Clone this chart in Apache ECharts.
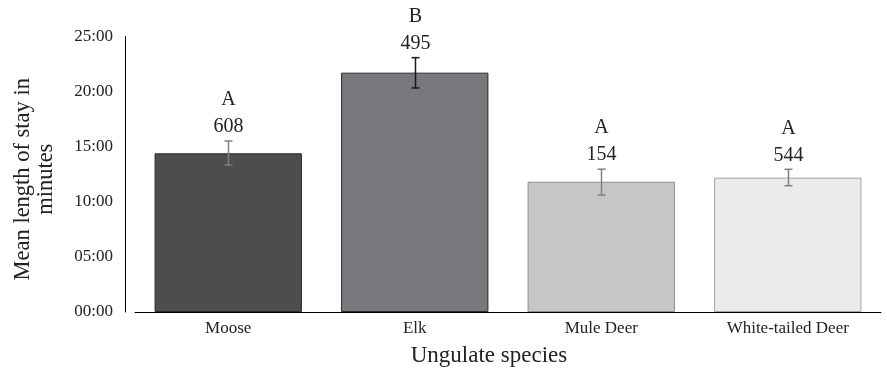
<!DOCTYPE html>
<html>
<head>
<meta charset="utf-8">
<script src="https://cdn.jsdelivr.net/npm/echarts@6/dist/echarts.min.js"></script>
<style>html,body{margin:0;padding:0;background:#fff;}#c{width:887px;height:371px;}</style>
</head>
<body>
<div id="c"></div>
<script>
// Data
var categories = ['Moose', 'Elk', 'Mule Deer', 'White-tailed Deer'];
var meanMinutes = [14.40, 21.72, 11.82, 12.19];
var errLow = [13.34, 20.33, 10.62, 11.46];
var errHigh = [15.52, 23.08, 12.96, 12.95];
var sampleSizes = ['608', '495', '154', '544'];
var groupLetters = ['A', 'B', 'A', 'A'];

// Styles
var barFill = ['#4d4d4f', '#77787b', '#c5c6c8', '#eaebeb'];
var barBorder = ['#2a2a2a', '#2a2a2a', '#8c8c8c', '#a4a4a4'];
var errColor = ['#808080', '#1a1a1a', '#808080', '#808080'];
var FONT = '"Liberation Serif", "Times New Roman", serif';

var chart = echarts.init(document.getElementById('c'), null, {renderer: 'canvas'});

var errData = categories.map(function (c, i) { return [i, errLow[i], errHigh[i]]; });

chart.setOption({
  animation: false,
  textStyle: {fontFamily: FONT},
  grid: {left: 135, right: 6, top: 36.5, bottom: 59, containLabel: false, outerBoundsMode: 'none'},
  xAxis: {
    type: 'category',
    data: categories,
    axisLine: {lineStyle: {color: '#000', width: 1}},
    axisTick: {show: false},
    axisLabel: {color: '#222', fontSize: 17, fontFamily: FONT, margin: 8},
    name: 'Ungulate species',
    nameLocation: 'middle',
    nameGap: 32,
    nameTextStyle: {color: '#222', fontSize: 23, fontFamily: FONT, padding: [0, 38, 0, 0]}
  },
  yAxis: {
    type: 'value',
    min: 0,
    max: 25,
    interval: 5,
    offset: 10,
    axisLine: {show: true, lineStyle: {color: '#000', width: 1}},
    axisTick: {show: false},
    splitLine: {show: false},
    axisLabel: {
      color: '#222', fontSize: 17, fontFamily: FONT, margin: 12,
      formatter: function (v) { var m = Math.round(v); return (m < 10 ? '0' : '') + m + ':00'; }
    },
    name: 'Mean length of stay in\nminutes',
    nameLocation: 'middle',
    nameRotate: 90,
    nameGap: 67,
    nameTextStyle: {color: '#222', fontSize: 22.5, fontFamily: FONT, lineHeight: 23, padding: [0, 10, 0, 0]}
  },
  series: [
    {
      type: 'bar',
      barCategoryGap: '21%',
      data: meanMinutes.map(function (v, i) {
        return {value: v, itemStyle: {color: barFill[i], borderColor: barBorder[i], borderWidth: 1}};
      })
    },
    {
      type: 'custom',
      data: errData,
      z: 10,
      renderItem: function (params, api) {
        var i = api.value(0);
        var lo = api.coord([i, api.value(1)]);
        var hi = api.coord([i, api.value(2)]);
        var x = Math.round(lo[0]) + 0.5;
        var col = errColor[i];
        var cap = 4;
        return {
          type: 'group',
          children: [
            {type: 'line', shape: {x1: x, y1: hi[1], x2: x, y2: lo[1]}, style: {stroke: col, lineWidth: 1.5}},
            {type: 'line', shape: {x1: x - cap, y1: hi[1], x2: x + cap, y2: hi[1]}, style: {stroke: col, lineWidth: 1.5}},
            {type: 'line', shape: {x1: x - cap, y1: lo[1], x2: x + cap, y2: lo[1]}, style: {stroke: col, lineWidth: 1.5}},
            {type: 'text', x: x, y: hi[1] - 14, style: {text: sampleSizes[i], fill: '#222', font: '20px ' + FONT, align: 'center', verticalAlign: 'middle'}},
            {type: 'text', x: x, y: hi[1] - 41, style: {text: groupLetters[i], fill: '#222', font: '20px ' + FONT, align: 'center', verticalAlign: 'middle'}}
          ]
        };
      }
    }
  ]
});

// extend the category axis baseline left to the offset value axis and right to the edge, as in the original
var left = chart.convertToPixel({gridIndex: 0}, [-0.5, 0]);
var right = chart.convertToPixel({gridIndex: 0}, [categories.length - 0.5, 0]);
var yb = Math.round(left[1]) + 0.5;
chart.setOption({
  graphic: [
    {type: 'line', silent: true, z: 5, shape: {x1: left[0] - 10, y1: yb, x2: left[0], y2: yb}, style: {stroke: '#000', lineWidth: 1}},
    {type: 'line', silent: true, z: 5, shape: {x1: right[0], y1: yb, x2: 887, y2: yb}, style: {stroke: '#000', lineWidth: 1}}
  ]
});
</script>
</body>
</html>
####
Required task:
Write out again, exactly, the lines from the start of the listing up to the line containing "var errData = categories.map(function", with both ends and without pictures.

The answer:
Clone this chart in Apache ECharts.
<!DOCTYPE html>
<html>
<head>
<meta charset="utf-8">
<script src="https://cdn.jsdelivr.net/npm/echarts@6/dist/echarts.min.js"></script>
<style>html,body{margin:0;padding:0;background:#fff;}#c{width:887px;height:371px;}</style>
</head>
<body>
<div id="c"></div>
<script>
// Data
var categories = ['Moose', 'Elk', 'Mule Deer', 'White-tailed Deer'];
var meanMinutes = [14.40, 21.72, 11.82, 12.19];
var errLow = [13.34, 20.33, 10.62, 11.46];
var errHigh = [15.52, 23.08, 12.96, 12.95];
var sampleSizes = ['608', '495', '154', '544'];
var groupLetters = ['A', 'B', 'A', 'A'];

// Styles
var barFill = ['#4d4d4f', '#77787b', '#c5c6c8', '#eaebeb'];
var barBorder = ['#2a2a2a', '#2a2a2a', '#8c8c8c', '#a4a4a4'];
var errColor = ['#808080', '#1a1a1a', '#808080', '#808080'];
var FONT = '"Liberation Serif", "Times New Roman", serif';

var chart = echarts.init(document.getElementById('c'), null, {renderer: 'canvas'});

var errData = categories.map(function (c, i) { return [i, errLow[i], errHigh[i]]; });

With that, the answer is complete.